The key distinguishing feature of our probabilistic approach are the variance estimates shown in Panel (b). As shown, the algorithm correctly identifies the region at the center of the panel where the decision boundary already follows a closely determined course to match earlier observations (pale yellow coloring, low variance). If additional observations were to be acquired for the purpose of improving predictions, they should be located in the upper or lower regions of the decision boundary instead, where fewer evidence is currently available (dark red coloring, high variance). Panel (c) shows the combination of both outputs to compute the predictive probabilities \(p(y=+1 | f)\). While the decision boundary at \(p(y = +1|f) = 0.5\) is the same as the one in Panel (a), this panel also incorporates predictive variances by shrinking the predictive probabilities towards indifference \((p = 0.5)\) in high-variance regions [see Eq. (4)]. Consequently, the corridor in which GaSPK is indifferent (intermediate intensity orange coloring, intermediate probabilities) is narrower in areas with extensive evidence from the data, and wider towards the edges of the panel. This information is an important input to subsequent decision-making tasks which require information on whether existing evidence is conclusive enough to make an autonomous decision.

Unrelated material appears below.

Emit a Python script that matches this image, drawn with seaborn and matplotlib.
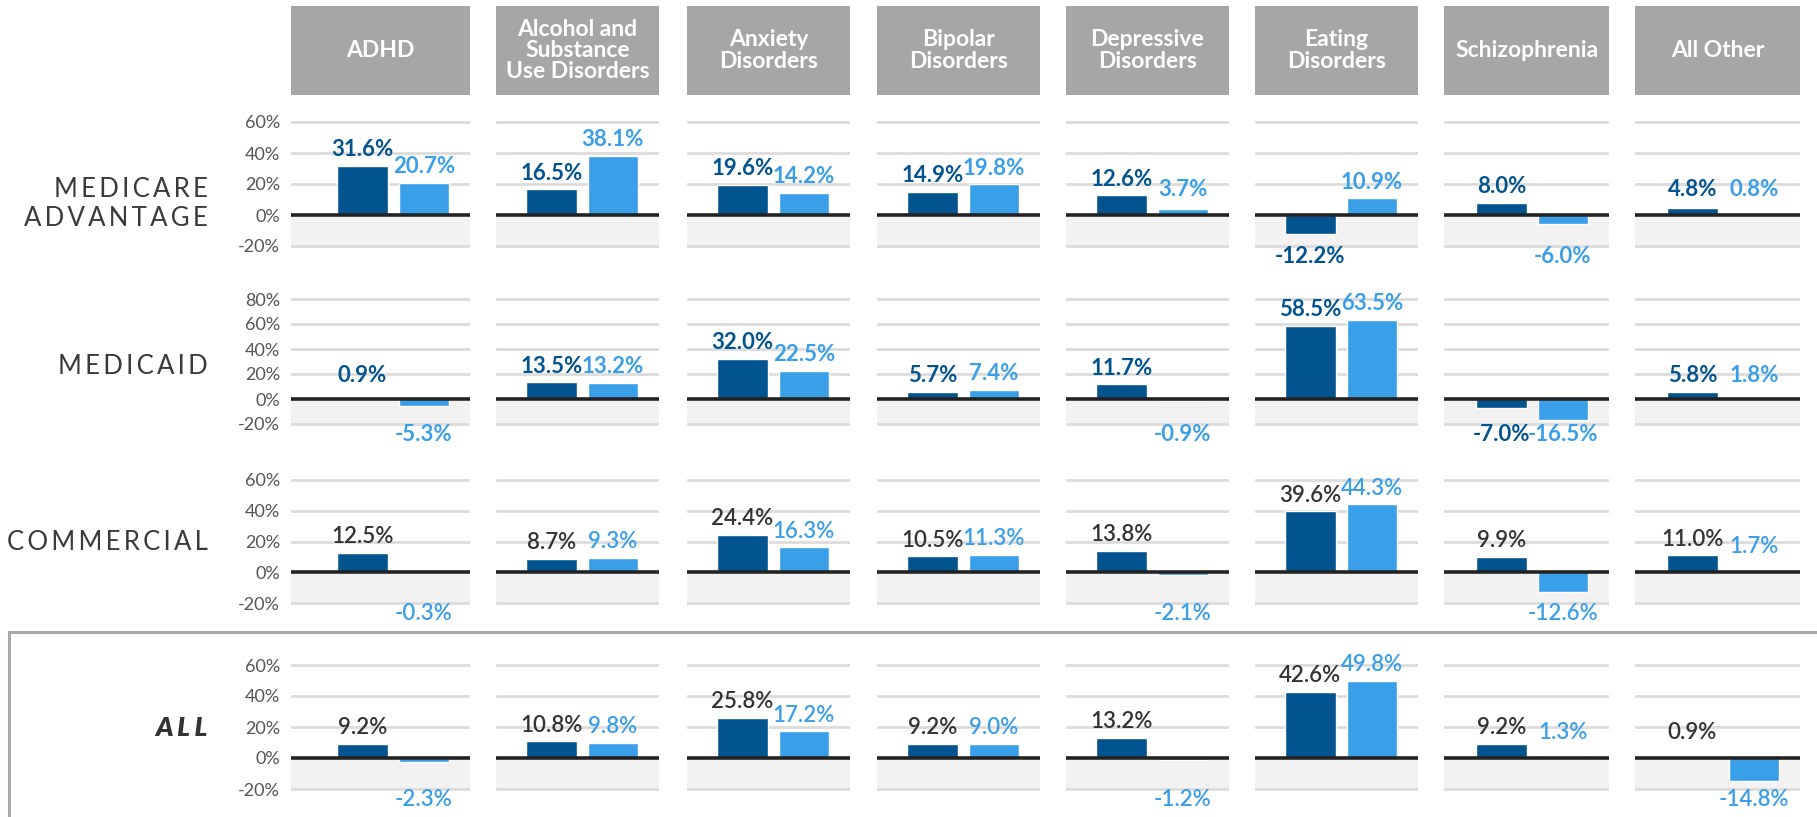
import pandas as pd
import seaborn as sns
import matplotlib.pyplot as plt
from matplotlib.patches import Rectangle

sns.set_theme(style='white')
plt.rcParams['font.family'] = ['Lato', 'DejaVu Sans']

categories = ['ADHD', 'Alcohol and\nSubstance\nUse Disorders', 'Anxiety\nDisorders',
              'Bipolar\nDisorders', 'Depressive\nDisorders', 'Eating\nDisorders',
              'Schizophrenia', 'All Other']
segments = ['MEDICARE\nADVANTAGE', 'MEDICAID', 'COMMERCIAL', 'ALL']

# dark bar / light bar, one pair of lists per segment (percent)
medicare_dark = [31.6, 16.5, 19.6, 14.9, 12.6, -12.2, 8.0, 4.8]
medicare_light = [20.7, 38.1, 14.2, 19.8, 3.7, 10.9, -6.0, 0.8]
medicaid_dark = [0.9, 13.5, 32.0, 5.7, 11.7, 58.5, -7.0, 5.8]
medicaid_light = [-5.3, 13.2, 22.5, 7.4, -0.9, 63.5, -16.5, 1.8]
commercial_dark = [12.5, 8.7, 24.4, 10.5, 13.8, 39.6, 9.9, 11.0]
commercial_light = [-0.3, 9.3, 16.3, 11.3, -2.1, 44.3, -12.6, 1.7]
all_dark = [9.2, 10.8, 25.8, 9.2, 13.2, 42.6, 9.2, 0.9]
all_light = [-2.3, 9.8, 17.2, 9.0, -1.2, 49.8, 1.3, -14.8]

yticks_top = [60, 80, 60, 60]

DARK = '#02548f'
LIGHT = '#3a9fe9'
HEAD = '#a6a6a6'

pairs = [(medicare_dark, medicare_light), (medicaid_dark, medicaid_light),
         (commercial_dark, commercial_light), (all_dark, all_light)]
rows = []
for seg, (dk, lt) in zip(segments, pairs):
    for cat, d, l in zip(categories, dk, lt):
        rows.append((seg, cat, 'dark', d))
        rows.append((seg, cat, 'light', l))
df = pd.DataFrame(rows, columns=['segment', 'category', 'series', 'value'])

W, H = 1817, 817
fig = plt.figure(figsize=(W / 100, H / 100), dpi=100)

# layout in pixels
col_left = [291, 496, 687, 877, 1066, 1255, 1444, 1635]
col_width = [179, 163, 163, 163, 163, 163, 165, 165]
row_px = [(122, 246), (299, 424), (480, 603), (665, 789)]   # top tick line, -20% line
unit_px = 61.5


def px_axes(left, top, width, height):
    return fig.add_axes([left / W, 1 - (top + height) / H, width / W, height / H])


def spaced(s, sep='\u2009'):
    return '\n'.join(sep.join(line) for line in s.split('\n'))


# header boxes
for j, cat in enumerate(categories):
    hax = px_axes(col_left[j], 6, col_width[j], 89)
    hax.set_facecolor(HEAD)
    hax.set_xticks([]); hax.set_yticks([])
    for sp in hax.spines.values():
        sp.set_visible(False)
    hax.text(0.5, 0.5, cat, ha='center', va='center', color='white', fontsize=16.5,
             fontweight='bold', linespacing=1.0, transform=hax.transAxes)

for i, seg in enumerate(segments):
    ytop = yticks_top[i]
    top_px, bot_px = row_px[i]
    ppu = (bot_px - top_px) / (ytop + 20)
    lo, hi = -21.5, ytop + 2.5
    ax_top = top_px - 2.5 * ppu
    ax_h = (hi - lo) * ppu
    dark_lbl = DARK if i < 2 else '#333333'
    weight = 'bold' if i < 2 else 'semibold'

    for j, cat in enumerate(categories):
        sub = df[(df.segment == seg) & (df.category == cat)]
        ax = px_axes(col_left[j], ax_top, col_width[j], ax_h)
        ax.axhspan(-20, -1.2, color='#f2f2f2', zorder=0, lw=0)
        for t in range(-20, ytop + 1, 20):
            if t != 0:
                ax.axhline(t, color='#dcdcdc', lw=2, zorder=0.5)
        sns.barplot(data=sub, x='series', y='value', hue='series', palette=[DARK, LIGHT],
                    saturation=1, width=0.82, legend=False, ax=ax, zorder=2)
        ax.axhline(0, color='#222222', lw=2.6, zorder=3)
        ax.set_ylim(lo, hi)
        ax.set_xlim(1.75 - col_width[j] / unit_px, 1.75)
        ax.set_xticks([])
        ax.set_xlabel(''); ax.set_ylabel('')
        sns.despine(ax=ax, left=True, bottom=True)
        ax.set_facecolor('none')
        if j == 0:
            ticks = list(range(-20, ytop + 1, 20))
            ax.set_yticks(ticks)
            ax.set_yticklabels([f'{t}%' for t in ticks], color='#555555', fontsize=13)
            ax.tick_params(axis='y', length=0, pad=8)
        else:
            ax.set_yticks([])

        for k, (s, v) in enumerate(zip(sub.series, sub.value)):
            col = dark_lbl if s == 'dark' else LIGHT
            if v >= 0:
                ax.annotate(f'{v:.1f}%', (k, max(v, 6)), xytext=(0, 4), textcoords='offset points',
                            ha='center', va='bottom', color=col, fontsize=16,
                            fontweight=weight, annotation_clip=False)
            else:
                ax.annotate(f'{v:.1f}%', (k, min(v, -20)), xytext=(0, 0), textcoords='offset points',
                            ha='center', va='top', color=col, fontsize=16,
                            fontweight=weight, annotation_clip=False)

    if seg == 'ALL':
        fig.text(208 / W, 1 - 728 / H, spaced(seg, '\u2009\u200a'), ha='right', va='center',
                 fontsize=19, fontweight='heavy', fontstyle='italic', color='#333333')
    else:
        yc = {0: 204, 1: 366, 2: 543}[i]
        fig.text(208 / W, 1 - yc / H, spaced(seg), ha='right', va='center', fontsize=18.5,
                 fontweight='normal', color='#3a3a3a', multialignment='right', linespacing=1.2)

# frame around the ALL row
fig.patches.append(Rectangle((9 / W, -0.05), 1.05, (1 - 632 / H) + 0.05, transform=fig.transFigure,
                             fill=False, edgecolor='#a9a9a9', lw=2.2, zorder=0))

fig.savefig('out.png', dpi=100)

Learning user characteristics
To complete our EM-type algorithm, we must estimate the user characteristics \({\varGamma } = \left[ \gamma ^c_u \right] _{u,c}\) from the data. Recall from Sect. 2 that \(\gamma ^c_u\) denotes the fraction of user u’s behavior explained by characteristic c, that is, \(f_{u}(t) = \sum _{c} \gamma _u^c \cdot f^c(t)\) with \(\sum _c \gamma _u^c = 1\). An exact M-step estimator for \({\varGamma }\), that returns \(\arg \max \prod _i \Phi \left( y_i\sum _c \gamma _{u_i}^c\cdot f^c(t_i)\right) \) s.t. \( \sum _c \gamma _u^c = 1, u=1,\dots , U\), can be obtained using an interior-point optimizer. This yields a (local) optimum for \({\varGamma }\), but is more computationally expensive.
As an alternative, we propose a heuristic approximation to this M-step, described in Algorithm 4. We note that if \(\gamma _u^c>\gamma _u^{c'}\), then \(f_u\) is likely to be closer to \(f^c\) than to \(f^{c'}\). Therefore, approximating \(f_u\) with \(f^c\) is likely to give a higher likelihood than approximating \(f_u\) with \(f^{c'}\). The heuristic “M-step” in line 3 computes an approximation to the likelihood that characteristic c alone generated the observed choices. Each iteration of the surrounding loop calculates one column of the \({\varGamma }\) matrix, corresponding to one characteristic. The resulting user characteristics are then re-scaled so that they add to one in line 5.
As we will see in Sect. 5, while it lacks the theoretical justification of the exact M-step, empirically the heuristic Algorithm 4 obtains good results with much lower computational cost. Finally, while the number of user characteristics \(n_c\) has to be set manually, we find that consistent with prior work, our method is insensitive to the choice of this parameter when it is not excessively small, e.g., Houlsby et al. (2012).
Learning hyperparameters
As in the case of \({\varGamma }\), a full Bayesian treatment the hyperparameters, \(\theta = \{ l_d \}\), is prohibitively expensive. Prior work has often resorted to either gradient-based optimization of the marginal likelihood Z, e.g., Chu and Ghahramani (2005), or to heuristics, e.g., Stachniss et al. (2009) to learn the hyperparameters from the data. In the experiments that follow, we employ a heuristic and set the length-scales to the median distance between trade-offs t. This has been found in prior work to be a computationally fast heuristic yielding consistently good empirical results (Houlsby et al. 2012).